UVa Professors Working Harder than You Think

 UVa professors do a lot more work than shows up on the Internet.

Siva Vaidhyanathan: UVa professors do a lot more work than shows up on the Internet. Photo credit: C-VILLE Weekly.

A few days ago, I delivered a rap on the knuckles to Siva Vaidhyanathan, a media studies professor at the University of Virginia. He had made what I found to be a remarkable statement in a radio interview: “The university systems throughout the state of Virginia are running lean. They’re serving students very well.” Really? Universities that had hiked tuitions 75% over the past decade were “running lean?”

In that post, I observed that UVa’s media studies department of 24 professors and lecturers was offering only 39 courses, and that lecturers had much bigger teaching loads than the professors. Moreover, I noted, Vaidhyanathan himself is not teaching a course this semester, offering the possibility that he was on sabbatical. What does that say about faculty productivity? It looked like UVa was paying big money — Vaidhyanathan $253,000 in 2014 — to spend time on research and writing instead of teaching.

Well, Vaidhyanathan saw the blog post and reached out. We had a friendly chat Monday. He credited me with asking “trenchant”  questions, but said there was more to the story that what I had conveyed in my blog post. In the spirit of exploring all sides of the higher education controversy, I summarize here what he had to say.

The reason he’s not teaching any classes this semester, Vaidhyanathan said, is that he is one of twelve faculty members selected by the Dean of the College of Arts and Sciences to redesign the curricula. He has been involved full-time delving into the scholarship of teaching and in the design of new courses.

The College of Arts and Sciences requires students to take a minimum number of courses in math and natural sciences, the social sciences, history, non-Western perspectives, and humanities. Often, students take a checklist approach to areas outside their major, often gravitating to easy courses or professors and not getting much out of the experience.

A few years ago, he says, UVa professors began asking whether the process was really beneficial to students or just an exercise in catalog shopping. “We want students to understand the thought in all these areas, learn how scientists think, understand what the debates are in the humanities,” Vaidhyanathan said. “Can we restructure at least the first-year experience to give students a better tour of the modes of thought?”

Faculty members do more than teach courses, by the way.

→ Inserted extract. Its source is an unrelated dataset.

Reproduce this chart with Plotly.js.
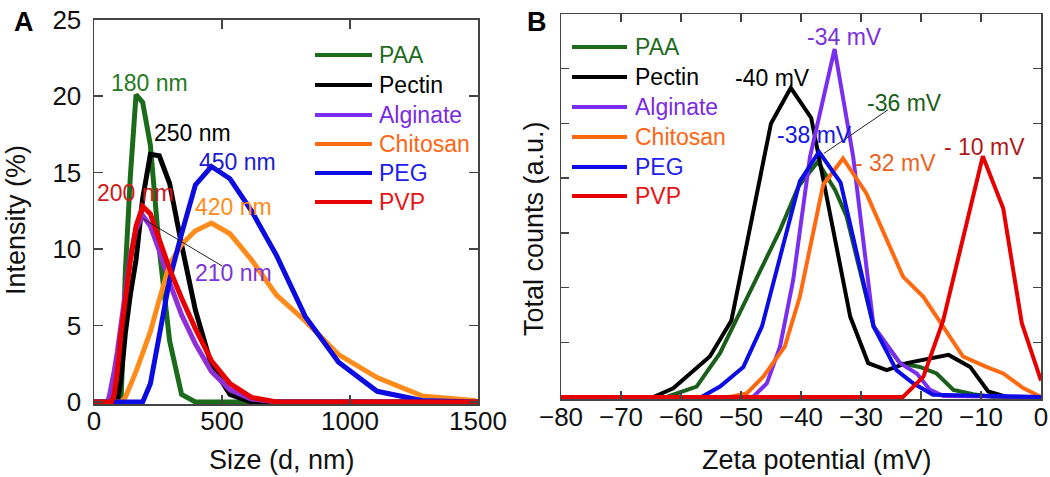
<!DOCTYPE html>
<html><head><meta charset="utf-8">
<script src="https://cdn.plot.ly/plotly-3.0.1.min.js"></script>
<style>html,body{margin:0;padding:0;background:#fff}#chart{width:1050px;height:477px}</style>
</head><body><div id="chart"></div>
<script>
// ---------- data ----------
const seriesNames = ['PAA', 'Pectin', 'Alginate', 'Chitosan', 'PEG', 'PVP'];

// Panel A: size distribution (DLS bins, nm) and intensity (%)
const sizeBins = [0, 50.75, 58.77, 68.06, 78.82, 91.28, 105.7, 122.4, 141.8, 164.2, 190.1, 220.2, 255.0, 295.3, 342.0, 396.1, 458.7, 531.2, 615.1, 712.4, 825.0, 955.4, 1106, 1281, 1484, 1500];
const intensityPAA      = [0, 0, 0, 0, 0, 0, 0, 8.5, 14.7, 20.1, 19.6, 16.8, 10.0, 4.0, 0.5, 0, 0, 0, 0, 0, 0, 0, 0, 0, 0, 0];
const intensityPectin   = [0, 0, 0, 0, 0, 0, 1.5, 4.5, 7.0, 9.3, 13.3, 16.2, 16.1, 14.3, 10.3, 6.0, 2.4, 0.5, 0, 0, 0, 0, 0, 0, 0, 0];
const intensityAlginate = [0, 0, 0.3, 1.0, 2.0, 3.3, 5.2, 7.5, 9.5, 11.3, 12.2, 11.5, 9.9, 7.8, 5.7, 3.8, 2.0, 0.8, 0.2, 0, 0, 0, 0, 0, 0, 0];
const intensityChitosan = [0, 0, 0, 0, 0, 0, 0, 0.3, 1.0, 2.0, 3.2, 4.6, 6.7, 9.0, 10.3, 11.2, 11.7, 11.0, 9.3, 7.0, 5.3, 3.1, 1.6, 0.4, 0.1, 0];
const intensityPEG      = [0, 0, 0, 0, 0, 0, 0, 0, 0, 0, 0, 1.2, 4.5, 8.0, 11.0, 14.2, 15.4, 14.6, 12.5, 9.6, 5.6, 2.6, 0.7, 0.1, 0, 0];
const intensityPVP      = [0, 0, 0, 0, 0.5, 2.0, 4.5, 7.0, 9.2, 11.5, 12.8, 12.3, 10.6, 8.7, 6.8, 4.8, 2.7, 1.2, 0.3, 0, 0, 0, 0, 0, 0, 0];

// Panel B: zeta potential (mV) and total counts (a.u.)
const zetaPAA_mV        = [-80, -62.4, -57.4, -53.5, -43.5, -40.4, -37.2, -34.3, -32.4, -27.9, -23.5, -20.2, -17.4, -14.6, -11.3, -8, 0];
const countsPAA         = [0, 0, 0.19, 0.8, 3.05, 3.85, 4.3, 3.78, 3.3, 1.29, 0.62, 0.55, 0.43, 0.13, 0.05, 0, 0];
const zetaPectin_mV     = [-80, -64.6, -61.3, -55.2, -51.6, -45, -41.7, -38.3, -31.8, -28.8, -25.7, -22.4, -15.4, -11.8, -8.8, -5.7, 0];
const countsPectin      = [0, 0, 0.16, 0.74, 1.4, 5.0, 5.65, 5.1, 1.47, 0.62, 0.49, 0.62, 0.77, 0.55, 0.1, 0, 0];
const zetaAlginate_mV   = [-80, -48, -45.7, -43.5, -41.3, -38.5, -34.4, -31.3, -27.9, -23.5, -20.7, -18.5, -16.3, 0];
const countsAlginate    = [0, 0, 0.25, 0.92, 2.14, 4.39, 6.36, 4.39, 1.29, 0.62, 0.43, 0.13, 0.02, 0];
const zetaChitosan_mV   = [-80, -51.8, -49, -46.3, -42.7, -40.2, -36.3, -33, -29.1, -23, -19.6, -13, -9.1, -6.3, -2.9, 0];
const countsChitosan    = [0, 0, 0.07, 0.37, 0.92, 1.83, 3.88, 4.36, 3.72, 2.2, 1.83, 0.74, 0.55, 0.43, 0.16, 0];
const zetaPEG_mV        = [-80, -56.6, -53.5, -49.6, -46.5, -44, -40.2, -37, -33.4, -27.9, -24.1, -21.3, -18, 0];
const countsPEG         = [0, 0, 0.19, 0.55, 1.29, 2.32, 3.94, 4.48, 3.92, 1.29, 0.49, 0.25, 0.04, 0];
const zetaPVP_mV        = [-80, -23, -19.6, -16.3, -9.7, -6.3, -3.2, 0];
const countsPVP         = [0, 0, 0.37, 1.4, 4.4, 3.45, 1.35, 0.3];

const peakLabelsA = ['180 nm', '250 nm', '210 nm', '420 nm', '450 nm', '200 nm'];
const peakLabelsB = ['-36 mV', '-40 mV', '-34 mV', '- 32 mV', '-38 mV', '- 10 mV'];
const xTicksA = [0, 500, 1000, 1500];
const yTicksA = [0, 5, 10, 15, 20, 25];
const xTicksB = [-80, -70, -60, -50, -40, -30, -20, -10, 0];

// ---------- styles ----------
const colorsA = ['#1b6b1b', '#000000', '#8f2fd8', '#ff8c1a', '#0c0ce0', '#e60000'];
const colorsB = ['#1b5e1b', '#000000', '#7a2ff0', '#ff6a10', '#0c0ce6', '#e60000'];
const legendLineColors = ['#1b6b1b', '#000000', '#7a2ff0', '#ff6a10', '#0c0ce6', '#e60000'];
const legendTextColors = ['#1f6b1f', '#000000', '#7a2be2', '#ff6514', '#2020f0', '#e81414'];
const labelColorsA = ['#237a23', '#000000', '#7a34d8', '#ff8c1a', '#1a1ad0', '#cc1a1a'];
const labelColorsB = ['#1a5e1a', '#000000', '#7a2fe0', '#e8641e', '#1515e0', '#b01818'];
const FONT = 'Liberation Sans, Arial, sans-serif';

const W = 1050, H = 477;
const P = x => x / W;
const Q = y => 1 - y / H;

const ysA = [intensityPAA, intensityPectin, intensityAlginate, intensityChitosan, intensityPEG, intensityPVP];
const xsB = [zetaPAA_mV, zetaPectin_mV, zetaAlginate_mV, zetaChitosan_mV, zetaPEG_mV, zetaPVP_mV];
const ysB = [countsPAA, countsPectin, countsAlginate, countsChitosan, countsPEG, countsPVP];

const traces = [];
seriesNames.forEach((n, i) => {
  traces.push({x: sizeBins, y: ysA[i], name: n, type: 'scatter', mode: 'lines',
    xaxis: 'x', yaxis: 'y', showlegend: false, hoverinfo: 'skip',
    line: {color: colorsA[i], width: 5}});
});
seriesNames.forEach((n, i) => {
  traces.push({x: xsB[i], y: ysB[i], name: n, type: 'scatter', mode: 'lines',
    xaxis: 'x2', yaxis: 'y2', showlegend: false, hoverinfo: 'skip',
    line: {color: colorsB[i], width: 4}});
});

const axisCommon = {
  showgrid: false, zeroline: false, showline: true, mirror: 'ticks',
  linecolor: '#444', linewidth: 1.5, ticks: 'inside', ticklen: 9,
  tickcolor: '#444', tickwidth: 1.5, tickfont: {family: FONT, size: 26, color: '#111'}
};

const shapes = [];
const annotations = [];

// legends (drawn from series names)
const legendA = {x0: 315, x1: 372, tx: 377, ys: [55, 85, 115, 144, 173, 202]};
const legendB = {x0: 572, x1: 627, tx: 633, ys: [47, 77, 107, 137, 167, 196]};
[legendA, legendB].forEach(L => {
  seriesNames.forEach((n, i) => {
    shapes.push({type: 'line', xref: 'paper', yref: 'paper',
      x0: P(L.x0), x1: P(L.x1), y0: Q(L.ys[i]), y1: Q(L.ys[i]),
      line: {color: legendLineColors[i], width: 4}});
    annotations.push({xref: 'paper', yref: 'paper', x: P(L.tx), y: Q(L.ys[i]),
      xanchor: 'left', yanchor: 'middle', showarrow: false, text: n,
      font: {family: FONT, size: 23, color: legendTextColors[i]}});
  });
});

// peak labels panel A (data coords)
const posA = [[215, 20.85], [385, 17.58], [543, 8.43], [543, 12.75], [559, 15.69], [164, 13.66]];
peakLabelsA.forEach((t, i) => annotations.push({xref: 'x', yref: 'y', x: posA[i][0], y: posA[i][1],
  text: t, showarrow: false, xanchor: 'center', yanchor: 'middle',
  font: {family: FONT, size: 23, color: labelColorsA[i]}}));
shapes.push({type: 'line', xref: 'x', yref: 'y', x0: 190, y0: 12.0, x1: 500, y1: 8.9,
  line: {color: '#222', width: 1}});

// peak labels panel B
const posB = [[-22.67, 5.37], [-44.83, 5.83], [-32.67, 6.58], [-24.17, 4.28], [-37.83, 4.79], [-9.5, 4.57]];
peakLabelsB.forEach((t, i) => annotations.push({xref: 'x2', yref: 'y2', x: posB[i][0], y: posB[i][1],
  text: t, showarrow: false, xanchor: 'center', yanchor: 'middle',
  font: {family: FONT, size: 23, color: labelColorsB[i]}}));
shapes.push({type: 'line', xref: 'x2', yref: 'y2', x0: -36.2, y0: 4.45, x1: -25.5, y1: 5.25,
  line: {color: '#222', width: 1}});

// axis titles and panel letters
annotations.push({xref: 'paper', yref: 'paper', x: P(282), y: Q(460), text: 'Size (d, nm)', showarrow: false,
  xanchor: 'center', yanchor: 'middle', font: {family: FONT, size: 27, color: '#111'}});
annotations.push({xref: 'paper', yref: 'paper', x: P(817), y: Q(460), text: 'Zeta potential (mV)', showarrow: false,
  xanchor: 'center', yanchor: 'middle', font: {family: FONT, size: 27, color: '#111'}});
annotations.push({xref: 'paper', yref: 'paper', x: P(16), y: Q(220), text: 'Intensity (%)', showarrow: false,
  textangle: -90, xanchor: 'center', yanchor: 'middle', font: {family: FONT, size: 27, color: '#111'}});
annotations.push({xref: 'paper', yref: 'paper', x: P(534), y: Q(229), text: 'Total counts (a.u.)', showarrow: false,
  textangle: -90, xanchor: 'center', yanchor: 'middle', font: {family: FONT, size: 27, color: '#111'}});
annotations.push({xref: 'paper', yref: 'paper', x: P(24), y: Q(22), text: '<b>A</b>', showarrow: false,
  xanchor: 'center', yanchor: 'middle', font: {family: FONT, size: 27, color: '#000'}});
annotations.push({xref: 'paper', yref: 'paper', x: P(537), y: Q(22), text: '<b>B</b>', showarrow: false,
  xanchor: 'center', yanchor: 'middle', font: {family: FONT, size: 27, color: '#000'}});

const layout = {
  width: W, height: H, margin: {l: 0, r: 0, t: 0, b: 0},
  paper_bgcolor: '#fff', plot_bgcolor: '#fff', showlegend: false,
  font: {family: FONT},
  xaxis: Object.assign({}, axisCommon, {domain: [P(94), P(478)], range: [0, 1500],
    tickvals: xTicksA, ticklabelstandoff: -7, anchor: 'y'}),
  yaxis: Object.assign({}, axisCommon, {domain: [Q(404.3), Q(19.7)], range: [-0.15, 25],
    tickvals: yTicksA, ticklabelstandoff: 6, anchor: 'x'}),
  xaxis2: Object.assign({}, axisCommon, {domain: [P(561), P(1041)], range: [-80, 0],
    tickvals: xTicksB, ticklabelstandoff: -6, anchor: 'y2', ticklen: 8}),
  yaxis2: Object.assign({}, axisCommon, {domain: [Q(399.2), Q(14)], range: [-0.04, 7],
    tickvals: [1, 2, 3, 4, 5, 6], showticklabels: false, anchor: 'x2', ticklen: 8}),
  shapes: shapes,
  annotations: annotations
};

Plotly.newPlot('chart', traces, layout, {staticPlot: true, displayModeBar: false});
</script>
</body></html>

They advise students. “Even though I’m not teaching any courses this semester,” he said, I meet with two students who are writing theses. I’m meeting with a student doing independent study. We do all these extra things. Not to mention what we do with graduate students.”

Moreover, regarding the faculty-course ratios I mentioned in my blog post, he noted that four media studies faculty members are on research leave, paid by other universities to visit them. The average course load per professor is higher than my numbers indicated.

From what he has seen in academia, including teaching at two other universities, UVa places a high priority on teaching, Vaidhyanathan said. “Just last Wednesday, I sat through three of an assistant professor’s courses watching her teach and taking detailed notes. There’s a constant conversation on how to improve, how to try new technologies. There’s an ongoing debate on whether to use PowerPoint.”

When he taught at New York University, Vaidhyanathan was warned by his departmental chair not to place too much emphasis on teaching. The attitude there was that getting recognized as a good teacher before earning tenure marked a professor as someone who was giving insufficient attention to research. The attitude at UVa is different, he said. He sees scholarship and teaching buttressing one another. Staying on the cutting edge of one’s field makes one a better teacher; interacting with students gives perspective to the scholarship.

As astonishing as it may seem to some, Vaidhyanathan says he sees his job as a public service. He frequently asks himself, “Am I doing right by the taxpayers? Am I doing right by the students who are paying tuition?”

The best day of the year for him is graduation day, he says. “All the parents and students applaud us. I’ve never worked anywhere where that’s the case. They appreciate the work we do. It makes me feel really good.”

While he praises UVa, Vaidhyanathan concedes that it is a work in progress. He says that the institution had been “self-satisfied” for too long. “We’re no longer happy with just being listed in the Top Five public universities. That’s not really success.” UVa has had a shift in the conversation. “It’s not just about scoring well. Can we make a difference in childhood diabetes? Can we make a difference in big data research? Can we leverage our strengths to be one of the leaders?”

For too long, he said, UVa did not think strategically. That’s changing. “We’re hiring amazing young faculty members. We’re better connected to the needs of the Commonwealth than we’ve been in a long time.”